BLOG: ODs should close offices during COVID-19 pandemic
These are unprecedented times for all of us. The last pandemic was the H1H1 flu virus of 2009. Although that outbreak resulted in over 60 million cases in the U.S. and unfolded over the course of a year, the mortality rate was only 0.02%.
Optometry’s role in this event was minimal. We saw our patients without disruption, took no unusual precautions and gave the event little thought.
The public health service, however, learned a lot from this experience. The loss of 12,500 lives, many of them young people with no immunity, was unacceptable. The CDC developed a host of programs to improve outcomes for the next pandemic. These included: Monitoring and Protection, Risk Assessment, Prevention and Treatment, and International Work.
The areas of prevention and treatment provide the key role for optometrists. Our unique access to patients at the time in their lives when they develop the risk factors that lead to poor outcomes in a pandemic are the same that reduce the quantity and quality of life. These are smoking, obesity, diabetes, dyslipidemia and hypertension. Identifying your patients who are at risk, on the path or struggling with these problems and intervening with health education, wellness programs or referral can lower the risk and improve outcomes. The improvement comes from increasing resistance to the agent of the pandemic and by increasing the odds of survival should your patient become infected.
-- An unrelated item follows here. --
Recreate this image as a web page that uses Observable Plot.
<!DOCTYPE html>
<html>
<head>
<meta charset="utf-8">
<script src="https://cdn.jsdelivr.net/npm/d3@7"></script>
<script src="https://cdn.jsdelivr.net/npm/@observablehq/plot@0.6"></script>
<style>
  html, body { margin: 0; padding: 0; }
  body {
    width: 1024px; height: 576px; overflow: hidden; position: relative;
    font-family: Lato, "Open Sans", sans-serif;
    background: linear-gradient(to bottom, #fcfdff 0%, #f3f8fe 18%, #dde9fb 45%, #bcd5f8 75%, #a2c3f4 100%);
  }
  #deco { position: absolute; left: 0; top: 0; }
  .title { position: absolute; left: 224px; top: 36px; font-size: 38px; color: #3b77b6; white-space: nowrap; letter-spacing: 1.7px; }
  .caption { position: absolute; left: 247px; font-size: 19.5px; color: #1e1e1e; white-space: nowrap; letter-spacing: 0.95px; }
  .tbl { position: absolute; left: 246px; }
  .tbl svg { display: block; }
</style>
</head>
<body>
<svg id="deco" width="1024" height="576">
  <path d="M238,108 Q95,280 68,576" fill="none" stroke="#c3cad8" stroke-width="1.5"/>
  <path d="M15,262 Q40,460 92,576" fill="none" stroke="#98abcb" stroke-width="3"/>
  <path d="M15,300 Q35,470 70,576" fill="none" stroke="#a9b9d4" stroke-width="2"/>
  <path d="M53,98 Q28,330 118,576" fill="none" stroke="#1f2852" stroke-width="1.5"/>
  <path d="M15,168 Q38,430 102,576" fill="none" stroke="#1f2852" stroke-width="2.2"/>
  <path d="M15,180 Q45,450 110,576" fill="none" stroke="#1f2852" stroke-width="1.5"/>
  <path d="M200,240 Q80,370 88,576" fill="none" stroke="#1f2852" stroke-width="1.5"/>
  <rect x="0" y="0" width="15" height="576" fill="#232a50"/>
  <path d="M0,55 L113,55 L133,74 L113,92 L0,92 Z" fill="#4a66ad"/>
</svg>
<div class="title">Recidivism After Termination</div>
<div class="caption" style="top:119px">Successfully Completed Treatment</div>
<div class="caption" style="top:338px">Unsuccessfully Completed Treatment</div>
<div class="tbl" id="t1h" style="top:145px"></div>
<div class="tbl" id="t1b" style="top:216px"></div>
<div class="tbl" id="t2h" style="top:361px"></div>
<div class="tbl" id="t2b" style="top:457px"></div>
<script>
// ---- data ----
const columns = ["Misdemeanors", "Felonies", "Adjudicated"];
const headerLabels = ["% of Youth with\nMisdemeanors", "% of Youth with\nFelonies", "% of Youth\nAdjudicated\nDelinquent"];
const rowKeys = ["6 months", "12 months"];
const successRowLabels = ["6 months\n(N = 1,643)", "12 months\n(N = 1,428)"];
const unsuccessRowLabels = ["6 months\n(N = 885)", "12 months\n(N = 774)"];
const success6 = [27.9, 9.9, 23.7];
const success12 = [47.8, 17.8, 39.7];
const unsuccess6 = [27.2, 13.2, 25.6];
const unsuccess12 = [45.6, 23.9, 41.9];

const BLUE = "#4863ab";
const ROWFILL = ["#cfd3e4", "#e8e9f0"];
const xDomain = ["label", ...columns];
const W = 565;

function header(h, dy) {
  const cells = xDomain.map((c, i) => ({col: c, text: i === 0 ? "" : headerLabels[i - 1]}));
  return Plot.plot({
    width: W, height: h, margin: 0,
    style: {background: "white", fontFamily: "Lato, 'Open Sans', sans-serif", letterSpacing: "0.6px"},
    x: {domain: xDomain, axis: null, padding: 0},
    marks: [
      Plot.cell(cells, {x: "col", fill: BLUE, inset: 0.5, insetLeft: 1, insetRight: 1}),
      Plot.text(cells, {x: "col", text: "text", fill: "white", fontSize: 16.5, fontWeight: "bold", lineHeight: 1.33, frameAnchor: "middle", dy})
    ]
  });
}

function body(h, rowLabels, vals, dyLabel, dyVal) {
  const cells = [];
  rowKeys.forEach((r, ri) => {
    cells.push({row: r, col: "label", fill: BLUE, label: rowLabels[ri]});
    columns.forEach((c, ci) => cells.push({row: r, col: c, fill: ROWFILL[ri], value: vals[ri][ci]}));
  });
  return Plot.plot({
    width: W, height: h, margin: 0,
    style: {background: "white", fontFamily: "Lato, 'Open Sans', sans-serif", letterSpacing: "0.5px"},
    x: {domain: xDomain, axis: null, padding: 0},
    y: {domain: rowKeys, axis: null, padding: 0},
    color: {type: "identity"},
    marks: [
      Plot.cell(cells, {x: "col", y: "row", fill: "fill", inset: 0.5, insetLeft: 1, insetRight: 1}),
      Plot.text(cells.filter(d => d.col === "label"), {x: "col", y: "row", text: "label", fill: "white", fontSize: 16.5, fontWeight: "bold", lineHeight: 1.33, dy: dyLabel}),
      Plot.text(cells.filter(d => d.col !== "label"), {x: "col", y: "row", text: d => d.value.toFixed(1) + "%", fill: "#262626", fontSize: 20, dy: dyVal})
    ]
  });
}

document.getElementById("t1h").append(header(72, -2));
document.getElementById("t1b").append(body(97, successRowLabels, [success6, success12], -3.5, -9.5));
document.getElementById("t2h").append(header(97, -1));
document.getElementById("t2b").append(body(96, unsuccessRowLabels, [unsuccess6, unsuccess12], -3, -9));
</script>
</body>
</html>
One of the strategies that I personally employ and have recommended to my patients is intermittent fasting. This not only lowers virtually all the risk factors noted, it strengthens the immune system and improves the immune response to viral infections. In addition to my losing 25 pounds and lowering a number of my personal of risk factors, I did not contract the COVID-19 virus, despite the fact that I was late to close my offices. Say what? Close an office providing essential health care?
That’s correct. As essential as optometry may be for prevention and primary care, a pandemic event requires us to follow the CDC’s guidelines for nonpharmaceutical interventions. These include creating physical distance or “social distancing” and closing locations where people may be tempted to come in close distance to one another. This would include optometric practices. We should be on call to triage medical eye emergencies, use telemedicine and online resources when appropriate and educate patients who call the emergency line to try to pick up new glasses and contact lenses about the nature of the emergency and the CDC guidelines.
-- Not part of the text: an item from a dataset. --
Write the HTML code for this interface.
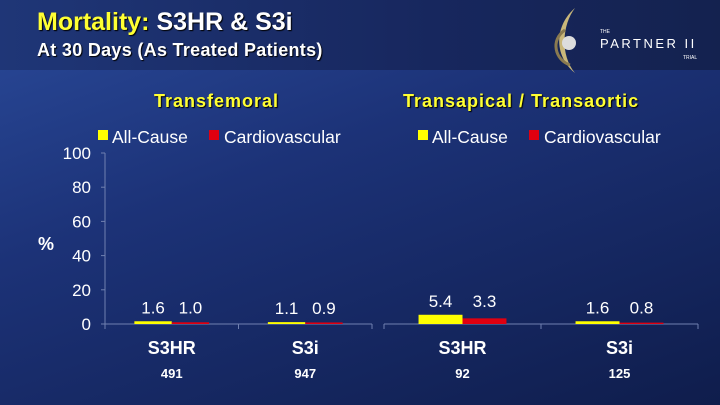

I admit that I was late to realize the importance of these guidelines. I thought that optometrists were essential health care providers, and because most of my patients have medical problems and are not routine, I should be out there on the front lines. As I read more and watched the numbers grow, I realized that I was part of the problem and that way too many of us thought that we were essential but actually were just serving as vectors to spread the virus.
After years of asking my optometric colleagues to “step up” to their essential role in the health care system, I am now asking you to stand down and follow the critical public health guidelines to manage the pandemic.
References:
- CDC. 2009 H1H1 Pandemic – Summary of progress since 2009. Updated June 6, 2019. Accessed March 23, 2020. https://www.cdc.gov/flu/pandemic-resources/h1n1-summary.htm.
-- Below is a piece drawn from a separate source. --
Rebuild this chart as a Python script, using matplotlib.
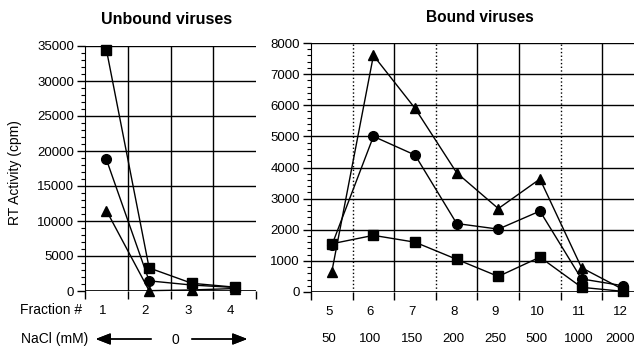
import matplotlib.pyplot as plt
import matplotlib.transforms as mtransforms
from matplotlib.ticker import MultipleLocator, FixedLocator

plt.rcParams['font.family'] = ['Liberation Sans', 'DejaVu Sans']

# unbound fractions
frac_unb = [1, 2, 3, 4]
sq_unb = [34500, 3300, 1100, 550]
ci_unb = [18800, 1450, 850, 500]
tr_unb = [11500, 50, 150, 350]

# bound fractions
frac_b = [5, 6, 7, 8, 9, 10, 11, 12]
nacl_b = ["50", "100", "150", "200", "250", "500", "1000", "2000"]
sq_b = [1550, 1820, 1600, 1050, 500, 1120, 150, 20]
ci_b = [1500, 5000, 4400, 2200, 2020, 2600, 420, 200]
tr_b = [650, 7600, 5900, 3830, 2680, 3630, 780, 80]

fig = plt.figure(figsize=(6.34, 3.5), dpi=100)
W, H = 634, 350
ax1 = fig.add_axes([85 / W, 1 - 291 / H, 171 / W, 245 / H])
ax2 = fig.add_axes([311 / W, 1 - 292 / H, 323 / W, 249 / H])

mk = dict(color='black', lw=1.0, ms=7, clip_on=False, zorder=5)
for ax, x, s, c, t in [(ax1, frac_unb, sq_unb, ci_unb, tr_unb),
                       (ax2, frac_b, sq_b, ci_b, tr_b)]:
    ax.plot(x, s, marker='s', **mk)
    ax.plot(x, c, marker='o', **mk)
    ax.plot(x, t, marker='^', **mk)
    ax.spines['top'].set_visible(False)
    ax.spines['right'].set_visible(False)
    ax.spines['bottom'].set_visible(False)
    ax.tick_params(axis='y', which='major', length=6, width=1, labelsize=9.5, pad=2)
    ax.tick_params(axis='y', which='minor', length=3, width=0.8)
    ax.tick_params(axis='x', which='major', length=0, labelsize=9.5, pad=10)
    ax.tick_params(axis='x', which='minor', length=6, width=1)
    ax.grid(True, axis='y', which='major', color='black', lw=1.0)
    ax.axhline(0, color='black', lw=1.2, zorder=3)

ax1.set_xlim(0.5, 4.5)
ax1.set_ylim(0, 35000)
ax1.yaxis.set_major_locator(MultipleLocator(5000))
ax1.yaxis.set_minor_locator(MultipleLocator(1000))
ax1.set_xticks(frac_unb)
ax1.xaxis.set_minor_locator(FixedLocator([0.5, 1.5, 2.5, 3.5, 4.5]))
for xv in [1.5, 2.5, 3.5]:
    ax1.axvline(xv, color='black', lw=1.0, zorder=1)
shift = mtransforms.ScaledTranslation(-4 / 100, 0, fig.dpi_scale_trans)
for lab in ax1.get_xticklabels():
    lab.set_transform(lab.get_transform() + shift)

ax2.set_xlim(4.5, 12.26)
ax2.set_ylim(0, 8000)
ax2.yaxis.set_major_locator(MultipleLocator(1000))
ax2.yaxis.set_minor_locator(MultipleLocator(200))
ax2.set_xticks(frac_b)
ax2.xaxis.set_minor_locator(FixedLocator([4.5 + i for i in range(8)]))
for xv in [5.5, 6.5, 7.5, 8.5, 9.5, 10.5, 11.5]:
    ls = ':' if xv in (5.5, 7.5, 10.5) else '-'
    ax2.axvline(xv, color='black', lw=1.0, ls=ls, zorder=1)
shift2 = mtransforms.ScaledTranslation(-3 / 100, 0, fig.dpi_scale_trans)
for lab in ax2.get_xticklabels():
    lab.set_transform(lab.get_transform() + shift2)

tr2 = mtransforms.blended_transform_factory(ax2.transData, fig.transFigure) + shift2
for xv, lab in zip(frac_b, nacl_b):
    fig.text(xv, 1 - 339 / H, lab, transform=tr2, ha='center', va='center', fontsize=9.5)

fig.text(167 / W, 1 - 19 / H, "Unbound viruses", ha='center', va='center', fontsize=11.5, fontweight='bold')
fig.text(480 / W, 1 - 18 / H, "Bound viruses", ha='center', va='center', fontsize=11.2, fontweight='bold')
fig.text(15 / W, 1 - 173 / H, "RT Activity (cpm)", ha='center', va='center', rotation=90, fontsize=10)

fig.text(82 / W, 1 - 310 / H, "Fraction #", ha='right', va='center', fontsize=10)
fig.text(88 / W, 1 - 339 / H, "NaCl (mM)", ha='right', va='center', fontsize=10)
fig.text(175 / W, 1 - 340 / H, "0", ha='center', va='center', fontsize=10)
ap = dict(arrowstyle='-|>,head_length=0.9,head_width=0.35', color='black', lw=1.0)
fig.add_artist(plt.annotate("", xy=(93 / W, 1 - 339 / H), xytext=(154 / W, 1 - 339 / H),
                            xycoords='figure fraction', textcoords='figure fraction', arrowprops=ap))
fig.add_artist(plt.annotate("", xy=(250 / W, 1 - 339 / H), xytext=(189 / W, 1 - 339 / H),
                            xycoords='figure fraction', textcoords='figure fraction', arrowprops=ap))

fig.savefig("out.png", dpi=100)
- CDC. Nonpharmaceutical interventions. Updated June 11, 2019. Accessed March 23, 2020.
- de Cabo R, Mattson MP. N Engl J Med. 2019;doi:10.1056/NEJMra1905136.
- University of Southern California News. Fasting triggers stem cell regeneration of damaged, old immune system. Posted June 14, 2014. https://news.usc.edu/63669/fasting-triggers-stem-cell-regeneration-of-damaged-old-immune-system/.
- Zenz G, et al. Front Neurosci. 2019;doi:10.3389/fnins.2019.00359.